St Benedict Joseph Labre (1748-1783)

Feast day: 4th April

St Benedict Joseph Labre

I was born in 1748 in France. My father was a shopkeeper, and I was the oldest of 15 children. As a boy, though very amiable, I was also very serious. I practised habits of self-restraint and "mortification".

At the age of 12, I was sent to my uncle, a parish priest to be educated. I was an intelligent student. And yet, my yearning for solitude, ardent love of austerity, and habitual union with God, made the hours spent in the acquisition of purely secular knowledge appear a sheer waste of both time and opportunity.

I assisted my uncle in the work of the parish, teaching the children their catechism, reading to the sick and witnessing to the families. When my uncle died, I went to live with another uncle, himself a priest too.

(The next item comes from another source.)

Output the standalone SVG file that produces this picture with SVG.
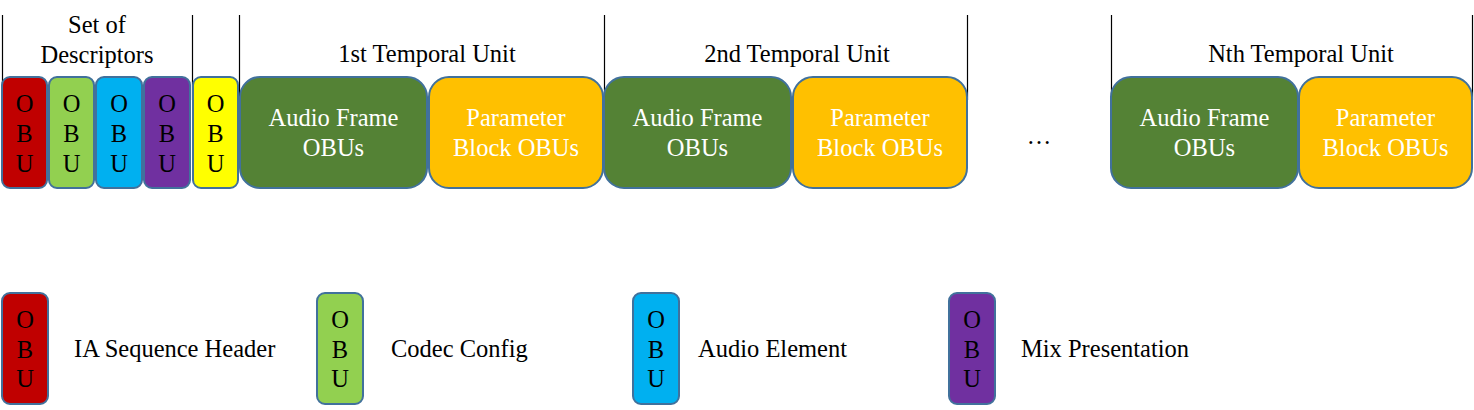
<svg xmlns="http://www.w3.org/2000/svg" width="1474" height="410" viewBox="0 0 1474 410" font-family="Liberation Serif, Times New Roman, serif" font-size="24.5">
<style>
text{fill:#000}
.c{text-anchor:middle}
.w{fill:#fff;text-anchor:middle}
.box{stroke:#41719C;stroke-width:2}
.sep{stroke:#000;stroke-width:1.2;fill:none}
</style>
<g id="separators">
<line class="sep" x1="2.5" y1="15" x2="2.5" y2="100"/>
<line class="sep" x1="192.5" y1="15" x2="192.5" y2="100"/>
<line class="sep" x1="239.5" y1="15" x2="239.5" y2="100"/>
<line class="sep" x1="604.5" y1="15" x2="604.5" y2="100"/>
<line class="sep" x1="967.5" y1="15" x2="967.5" y2="100"/>
<line class="sep" x1="1111.5" y1="15" x2="1111.5" y2="100"/>
<line class="sep" x1="1472.5" y1="15" x2="1472.5" y2="100"/>
</g>
<g id="labels">
<text class="c" x="97" y="33">Set of</text>
<text class="c" x="97" y="63">Descriptors</text>
<text class="c" x="427" y="62">1st Temporal Unit</text>
<text class="c" x="797" y="62">2nd Temporal Unit</text>
<text class="c" x="1301" y="62">Nth Temporal Unit</text>
<text class="c" x="1039" y="144">…</text>
</g>
<g id="obu-seqhdr">
<rect class="box" x="2" y="77" width="45" height="111" rx="8" fill="#C00000"/>
<text class="c" x="24.5" y="112">O</text><text class="c" x="24.5" y="142">B</text><text class="c" x="24.5" y="172">U</text>
</g>
<g id="obu-codec">
<rect class="box" x="49" y="77" width="45" height="111" rx="8" fill="#92D050"/>
<text class="c" x="71.5" y="112">O</text><text class="c" x="71.5" y="142">B</text><text class="c" x="71.5" y="172">U</text>
</g>
<g id="obu-audioel">
<rect class="box" x="96" y="77" width="46" height="111" rx="8" fill="#00B0F0"/>
<text class="c" x="119" y="112">O</text><text class="c" x="119" y="142">B</text><text class="c" x="119" y="172">U</text>
</g>
<g id="obu-mix">
<rect class="box" x="144" y="77" width="46" height="111" rx="8" fill="#7030A0"/>
<text class="c" x="167" y="112">O</text><text class="c" x="167" y="142">B</text><text class="c" x="167" y="172">U</text>
</g>
<g id="obu-yellow">
<rect class="box" x="193" y="77" width="45" height="111" rx="8" fill="#FFFF00"/>
<text class="c" x="215.5" y="112">O</text><text class="c" x="215.5" y="142">B</text><text class="c" x="215.5" y="172">U</text>
</g>
<g id="tu1-audio">
<rect class="box" x="240" y="77" width="187" height="111" rx="20" fill="#548235"/>
<text class="w" x="333.5" y="126">Audio Frame</text><text class="w" x="333.5" y="156">OBUs</text>
</g>
<g id="tu1-param">
<rect class="box" x="429" y="77" width="174" height="111" rx="20" fill="#FFC000"/>
<text class="w" x="516" y="126">Parameter</text><text class="w" x="516" y="156">Block OBUs</text>
</g>
<g id="tu2-audio">
<rect class="box" x="604" y="77" width="187" height="111" rx="20" fill="#548235"/>
<text class="w" x="697.5" y="126">Audio Frame</text><text class="w" x="697.5" y="156">OBUs</text>
</g>
<g id="tu2-param">
<rect class="box" x="793" y="77" width="174" height="111" rx="20" fill="#FFC000"/>
<text class="w" x="880" y="126">Parameter</text><text class="w" x="880" y="156">Block OBUs</text>
</g>
<g id="tun-audio">
<rect class="box" x="1111" y="77" width="187" height="111" rx="20" fill="#548235"/>
<text class="w" x="1204.5" y="126">Audio Frame</text><text class="w" x="1204.5" y="156">OBUs</text>
</g>
<g id="tun-param">
<rect class="box" x="1299" y="77" width="173" height="111" rx="20" fill="#FFC000"/>
<text class="w" x="1385.5" y="126">Parameter</text><text class="w" x="1385.5" y="156">Block OBUs</text>
</g>
<g id="legend-seqhdr">
<rect class="box" x="2" y="293" width="46" height="111" rx="8" fill="#C00000"/>
<text class="c" x="25" y="328">O</text><text class="c" x="25" y="358">B</text><text class="c" x="25" y="387">U</text>
<text x="74" y="357">IA Sequence Header</text>
</g>
<g id="legend-codec">
<rect class="box" x="317" y="293" width="46" height="111" rx="8" fill="#92D050"/>
<text class="c" x="340" y="328">O</text><text class="c" x="340" y="358">B</text><text class="c" x="340" y="387">U</text>
<text x="391" y="357">Codec Config</text>
</g>
<g id="legend-audioel">
<rect class="box" x="633" y="293" width="46" height="111" rx="8" fill="#00B0F0"/>
<text class="c" x="656" y="328">O</text><text class="c" x="656" y="358">B</text><text class="c" x="656" y="387">U</text>
<text x="698" y="357">Audio Element</text>
</g>
<g id="legend-mix">
<rect class="box" x="949" y="293" width="46" height="111" rx="8" fill="#7030A0"/>
<text class="c" x="972" y="328">O</text><text class="c" x="972" y="358">B</text><text class="c" x="972" y="387">U</text>
<text x="1021" y="357">Mix Presentation</text>
</g>
</svg>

As I grew into an adult, I tried to join the Trappists, the Carthusians, and the Cistercians, but was rejected by them all. I therefore resolved to become a "traveller," to journey on foot from shrine to shrine as a pilgrim, living a life of piety, humility and mortification. I spent 8 years wandering Europe, lodging in various humble abodes, including the ruins of the Colosseum. I received much kindness and respect, but I also suffered constant exposure to the elements, hunger, thirst, weariness, ridicule and even ill-usage. I also enjoyed great spiritual consolations. I used to go into religious ecstasies when in contemplation, and some have said that I used to levitate and bilocate. I begged in the streets, and if I was given more than I needed for the day, I would give the remainder to someone else. God used me to cure some of my fellow homeless, to multiply bread for them and to counsel all sorts of people in Rome. I died in 1783 in a hospice in Rome, exhausted from my life of austerity. I was canonized in December 1883 by Pope Leo XIII.

“God is so good and merciful, that to obtain Heaven it is sufficient to ask it of Him from our hearts.”